To explore whether and how group cognitive-behavioural therapy (GCBT) plus medication differs from medication alone for the treatment of generalised anxiety disorder (GAD).
Hundred and seventy patients were randomly assigned to the GCBT plus duloxetine (n=89) or duloxetine group (n=81). The primary outcomes were Hamilton Anxiety Scale (HAMA) response and remission rates. The explorative secondary measures included score reductions from baseline in the HAMA total, psychic, and somatic anxiety subscales (HAMA-PA, HAMA-SA), the Hamilton Depression Scale, the Severity Subscale of Clinical Global Impression Scale, Global Assessment of Functioning, and the 12-item Short-Form Health Survey. Assessments were conducted at baseline, 4-week, 8-week, and 3-month follow-up.

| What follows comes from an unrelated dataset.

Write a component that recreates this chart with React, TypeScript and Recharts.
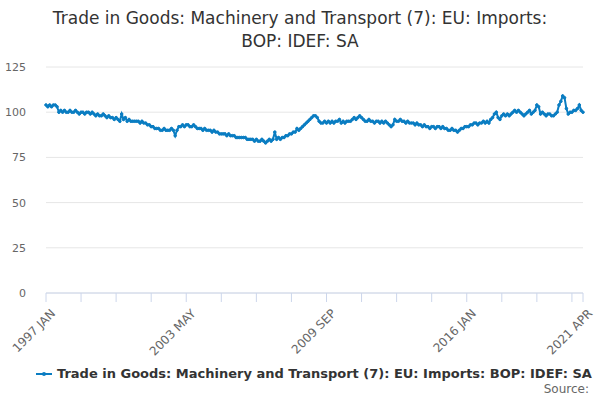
import React from "react";
import { LineChart, Line, XAxis, YAxis, CartesianGrid } from "recharts";

const startYear = 1997;
const monthNames = ["JAN","FEB","MAR","APR","MAY","JUN","JUL","AUG","SEP","OCT","NOV","DEC"];
const values: number[] = [
  104,103,104,103,104,104,103,100,101,100,101,100,
  100,101,100,100,101,100,99,100,100,99,100,100,
  99,100,99,98,99,98,98,99,98,97,98,97,
  97,96,97,96,95,99,96,97,95,96,95,95,
  95,95,95,94,95,94,94,93,93,92,92,91,
  91,91,90,90,91,90,90,90,91,90,87,90,
  92,92,93,92,93,93,92,92,93,92,91,91,
  91,90,91,90,90,90,89,90,89,89,88,88,
  88,88,87,88,87,87,87,86,86,86,86,86,
  86,85,85,85,85,84,85,84,84,85,84,83,
  84,85,84,85,89,85,86,85,86,86,87,87,
  88,88,89,89,91,90,91,92,93,94,95,96,
  97,98,98,97,95,94,94,95,94,95,94,95,
  94,95,95,96,94,95,94,95,95,95,96,97,
  96,97,98,97,96,95,95,96,95,95,94,95,
  95,94,95,94,95,94,93,92,93,96,95,95,
  96,95,95,94,95,94,94,94,93,94,93,93,
  92,93,92,92,91,92,92,91,92,92,91,92,
  91,91,90,90,91,90,90,89,90,91,91,92,
  92,92,93,93,94,94,93,94,94,95,94,95,
  94,96,97,99,100,97,96,98,99,98,99,98,
  99,100,101,100,101,100,99,98,99,100,101,99,
  100,101,104,103,99,100,99,98,99,99,98,98,
  99,100,104,106,109,108,102,99,100,100,101,101,
  102,104,101,100,
];
const xTicks = [0,19,38,57,76,95,114,133,152,171,190,209,228,247,266,285,291];
const labelledTicks = [0,76,152,228,291];
const yTicks = [0,25,50,75,100,125];
const seriesName = "Trade in Goods: Machinery and Transport (7): EU: Imports: BOP: IDEF: SA";
const title = ["Trade in Goods: Machinery and Transport (7): EU: Imports:", "BOP: IDEF: SA"];

const data = values.map((v, i) => ({ i, v }));
const monthLabel = (i: number) => `${startYear + Math.floor(i / 12)} ${monthNames[i % 12]}`;

const Tick = (props: any) => {
  const { x, y, payload } = props;
  if (!labelledTicks.includes(payload.value)) return null;
  return (
    <text x={x + 4} y={y + 4} transform={`rotate(-45 ${x + 4} ${y + 4})`} textAnchor="end" dominantBaseline="hanging" fontSize={12} fill="#666" fontFamily="DejaVu Sans">
      {monthLabel(payload.value)}
    </text>
  );
};

export default function App() {
  return (
    <div style={{ position: "absolute", left: 0, top: 0, width: 600, height: 400, background: "#fff", fontFamily: "DejaVu Sans" }}>
      <div style={{ position: "absolute", top: 7, left: 0, width: 600, textAlign: "center", fontSize: 17, color: "#333", lineHeight: "23px" }}>
        {title[0]}<br />{title[1]}
      </div>
      <LineChart width={600} height={400} data={data} margin={{ top: 67, right: 17, left: 0, bottom: 47 }}>
        <CartesianGrid vertical={false} stroke="#e6e6e6" />
        <XAxis dataKey="i" type="number" domain={[0, 291]} ticks={xTicks} interval={0} height={60}
          stroke="#ccd6eb" tickSize={9} tick={<Tick />} />
        <YAxis domain={[0, 125]} ticks={yTicks} width={46} axisLine={false} tickLine={false}
          tick={{ fontSize: 11, fill: "#666", fontFamily: "DejaVu Sans" }} tickMargin={14} />
        <Line dataKey="v" stroke="#0a7dc2" strokeWidth={2} isAnimationActive={false}
          dot={{ r: 1.3, fill: "#0a7dc2", stroke: "#0a7dc2", strokeWidth: 1 }} />
      </LineChart>
      <div style={{ position: "absolute", top: 366, left: 36, display: "flex", alignItems: "center", fontSize: 13, fontWeight: "bold", color: "#333" }}>
        <svg width={16} height={6} style={{ marginRight: 5 }}>
          <line x1={0} y1={3} x2={16} y2={3} stroke="#0a7dc2" strokeWidth={2} />
          <circle cx={8} cy={3} r={2} fill="#0a7dc2" />
        </svg>
        {seriesName}
      </div>
      <div style={{ position: "absolute", top: 382, right: 11, fontSize: 12, color: "#666" }}>Source:</div>
    </div>
  );
}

At 4 weeks, HAMA response (GCBT group 57.0% vs. control group 24.4%, p=0.000, Cohen’s d=0.90) and remission rates (GCBT group 21.5% vs. control group 6.2%, p=0.004; d=0.51), and most secondary outcomes (all p<0.05, d=0.36−0.77) showed that the combined therapy was superior. At 8 weeks, all the primary and secondary significant differences found at 4 weeks were maintained with smaller effect sizes (p<0.05, d=0.32−0.48). At 3-month follow-up, the combined therapy was only significantly superior in the HAMA total (p<0.045, d=0.43) and HAMA-PA score reductions (p<0.001, d=0.77). Logistic regression showed superiority of the combined therapy for HAMA response rates [odds ratio (OR)=2.12, 95% confidence interval (CI) 1.02−4.42, p=0.04] and remission rates (OR=2.80, 95% CI 1.27−6.16, p=0.01).
Compared with duloxetine alone, GCBT plus duloxetine showed significant treatment response for GAD over a shorter period of time, particularly for psychic anxiety symptoms, which may suggest that GCBT was effective in changing cognitive style.